For South Carolina lawmakers, “ethics reform” is about making it harder to fall afoul of the law
By JAMIE MURGUIA
If you paid even a little bit of attention to the 2015 legislative session, you know it produced mass quantities of “ethics reform” bills, and that none became law.
And that’s not a bad thing. The bills were, virtually without exception, weak and/or regressive. A few recent events demonstrate what I mean.
Consider recent developments in the long-running story of former Speaker of the House Bobby Harrell. It illustrates, as it always has, the reluctance or refusal of our lawmakers to do anything about anything on actual ethics reform. Earlier this month the House Ethics Committee voted to require Harrell to repay more than $113,000 to the General Fund. That’s the amount the committee ruled he had improperly used from his campaign account to pay attorney fees.
But here’s a question. Why did it take the committee more than a year after these questionable payments were made to tell the former lawmaker those payments were improper and needed to be repaid?

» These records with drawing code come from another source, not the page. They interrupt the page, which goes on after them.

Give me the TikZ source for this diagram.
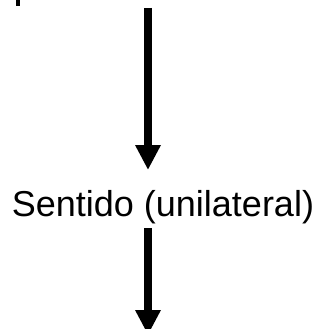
\documentclass[tikz,border=0pt]{standalone}
\usepackage{fontspec}
\setmainfont{Liberation Sans}
\usetikzlibrary{arrows.meta}

\begin{document}
\begin{tikzpicture}
  [x=1pt,y=-1pt,every node/.style={inner sep=0pt,font=\fontsize{36}{40}\selectfont},
   flow/.style={line width=7.5pt,-{Triangle[width=24pt,length=25pt]}}]
  \useasboundingbox (0,0) rectangle (323,329);
  \clip (0,0) rectangle (323,329);

  \fill (15.5,-2) rectangle (20,6);

  \coordinate (top) at (148,8);
  \coordinate (hd1) at (148,170);
  \node[anchor=base] (sentido) at (163,216) {Sentido (unilateral)};
  \coordinate (st2) at (148,228);
  \coordinate (hd2) at (148,335);

  \foreach \from/\to in {top/hd1,st2/hd2}
    \draw[flow] (\from) -- (\to);

\end{tikzpicture}
\end{document}
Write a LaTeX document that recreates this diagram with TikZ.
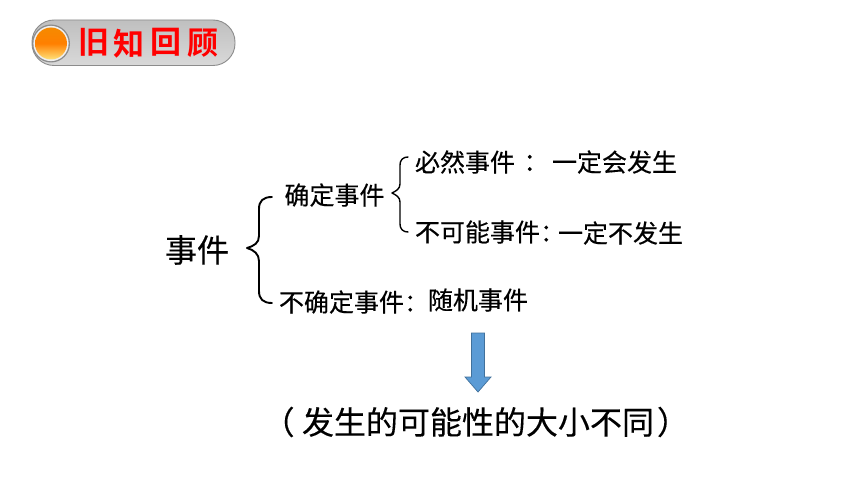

Perhaps it’s because current ethics laws permit officials to use their campaign funds to pay fines and fees related to defending themselves against allegations of unethical behavior, and committee members just weren’t sure whether Harrell’s payments went beyond what that law allowed.
Or perhaps it’s because the committee was not equipped with the resources it needed to render a timely decision as to whether or not Harrell’s payments were beyond what was permitted by law. If the latter were true, it’s one of many reasons the House and Senate ethics committees should be eliminated. At the very least they should be prohibited from any participation in the investigation or adjudication of illegal and/or unethical behavior by their peers.
My money is on the first of these explanations: the law is murky, lawmakers know it’s murky, and they take advantage of its murkiness.
Unfortunately, however, no current proposal to reform our ethics laws would clarify the murky area in the law that allows elected officials to use campaign funds to pay for some legal expenses but not others. More importantly, lawmakers – based on their public statements anyway – don’t even see the need to end the practice.
If some of them want to get serious about making corruption more difficult, though, future legislation will have to entirely cut off the ability to use one’s campaign funds as their personal bank account – in effect, an insurance fund to be tapped in the event of getting caught.
All this aside, House members were quick to take a victory lap earlier this year when they passed H.3195, which would actually have legalized – repeat, legalized – the practice that led to Bobby Harrell’s $113,000 fine. That bill is currently sitting in the Senate Judiciary Committee awaiting a hearing.
The problem is that too many politicians, and especially state lawmakers, think the point of ethics reform is to loosen the law – to make it murkier, not clearer – so that they don’t get in trouble so easily. The reverse is the case, as citizens well know, and as citizens had better remind their elected representatives.